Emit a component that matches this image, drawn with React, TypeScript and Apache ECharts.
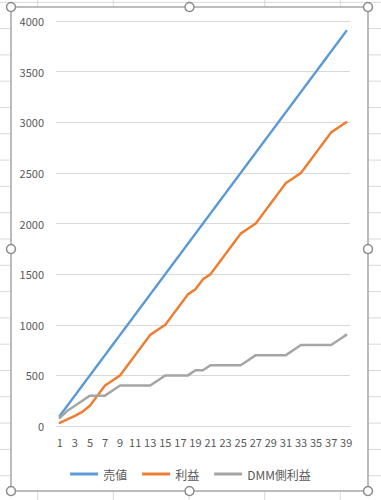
import React, { useEffect, useRef } from "react";
import * as echarts from "echarts";

const categories = ["1","2","3","4","5","6","7","8","9","10","11","12","13","14","15","16","17","18","19","20","21","22","23","24","25","26","27","28","29","30","31","32","33","34","35","36","37","38","39"];
const salesValues = [100,200,300,400,500,600,700,800,900,1000,1100,1200,1300,1400,1500,1600,1700,1800,1900,2000,2100,2200,2300,2400,2500,2600,2700,2800,2900,3000,3100,3200,3300,3400,3500,3600,3700,3800,3900];
const profitValues = [30,65,100,140,200,300,400,450,500,600,700,800,900,950,1000,1100,1200,1300,1350,1450,1500,1600,1700,1800,1900,1950,2000,2100,2200,2300,2400,2450,2500,2600,2700,2800,2900,2950,3000];
const dmmValues = [80,150,200,250,300,300,300,350,400,400,400,400,400,450,500,500,500,500,550,550,600,600,600,600,600,650,700,700,700,700,700,750,800,800,800,800,800,850,900];
const seriesNames = ["売値", "利益", "DMM側利益"];
const seriesColors = ["#5B9BD5", "#ED7D31", "#A5A5A5"];

const FONT = "'Noto Sans CJK JP', 'Noto Sans', sans-serif";

export default function App() {
  const ref = useRef<HTMLDivElement>(null);
  useEffect(() => {
    if (!ref.current) return;
    const chart = echarts.init(ref.current, undefined, { renderer: "svg" });
    const cellLine = "#d9d9d9";
    const graphics: any[] = [];
    const colXs = [37.7, 113.3, 189, 264.7, 340.3];
    colXs.forEach((x) => {
      graphics.push({ type: "line", shape: { x1: x, y1: 0, x2: x, y2: 7 }, style: { stroke: cellLine, lineWidth: 1 }, z: 1 });
      graphics.push({ type: "line", shape: { x1: x, y1: 491, x2: x, y2: 500 }, style: { stroke: cellLine, lineWidth: 1 }, z: 1 });
    });
    graphics.push({ type: "line", shape: { x1: 0, y1: 2.3, x2: 381, y2: 2.3 }, style: { stroke: cellLine, lineWidth: 1 }, z: 1 });
    for (let k = 1; k < 19; k++) {
      const y = 2.3 + 26.3 * k;
      graphics.push({ type: "line", shape: { x1: 0, y1: y, x2: 11, y2: y }, style: { stroke: cellLine, lineWidth: 1 }, z: 1 });
      graphics.push({ type: "line", shape: { x1: 368, y1: y, x2: 381, y2: y }, style: { stroke: cellLine, lineWidth: 1 }, z: 1 });
    }
    graphics.push({ type: "rect", shape: { x: 11, y: 7, width: 357, height: 484 }, style: { fill: "none", stroke: "#a6a6a6", lineWidth: 1.5 }, z: 5 });
    const handles = [[11, 7], [189.5, 7], [368, 7], [11, 249], [368, 249], [11, 491], [189.5, 491], [368, 491]];
    handles.forEach(([cx, cy]) => {
      graphics.push({ type: "circle", shape: { cx, cy, r: 4.5 }, style: { fill: "#ffffff", stroke: "#8c8c8c", lineWidth: 1.5 }, z: 6 });
    });

    chart.setOption({
      animation: false,
      backgroundColor: "#ffffff",
      textStyle: { fontFamily: FONT },
      graphic: graphics,
      grid: { left: 56, right: 31, top: 21, bottom: 74, containLabel: false },
      legend: {
        left: "center",
        top: 463,
        icon: "rect",
        itemWidth: 28,
        itemHeight: 3,
        itemGap: 15,
        textStyle: { color: "#595959", fontSize: 12, fontFamily: FONT },
        data: seriesNames,
      },
      xAxis: {
        type: "category",
        data: categories,
        boundaryGap: true,
        axisLine: { show: true, lineStyle: { color: "#d9d9d9" } },
        axisTick: { show: false },
        axisLabel: { interval: 1, color: "#595959", fontSize: 11, margin: 10, fontFamily: FONT },
        splitLine: { show: false },
      },
      yAxis: {
        type: "value",
        min: 0,
        max: 4000,
        interval: 500,
        axisLine: { show: false },
        axisTick: { show: false },
        axisLabel: { color: "#595959", fontSize: 11, margin: 12, fontFamily: FONT, formatter: (v: number) => String(v) },
        splitLine: { lineStyle: { color: "#d9d9d9", width: 1 } },
      },
      series: [salesValues, profitValues, dmmValues].map((d, i) => ({
        name: seriesNames[i],
        type: "line",
        data: d,
        symbol: "none",
        showSymbol: false,
        color: seriesColors[i],
        lineStyle: { color: seriesColors[i], width: 2.5, join: "round", cap: "round" },
      })),
    });
    return () => chart.dispose();
  }, []);
  return <div ref={ref} style={{ position: "absolute", left: 0, top: 0, width: 381, height: 500 }} />;
}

# # #

## Task details
Go through the data above and find the lines with the word "React". Copy each of those lines.

## Solution to this task
Emit a component that matches this image, drawn with React, TypeScript and Apache ECharts.
import React, { useEffect, useRef } from "react";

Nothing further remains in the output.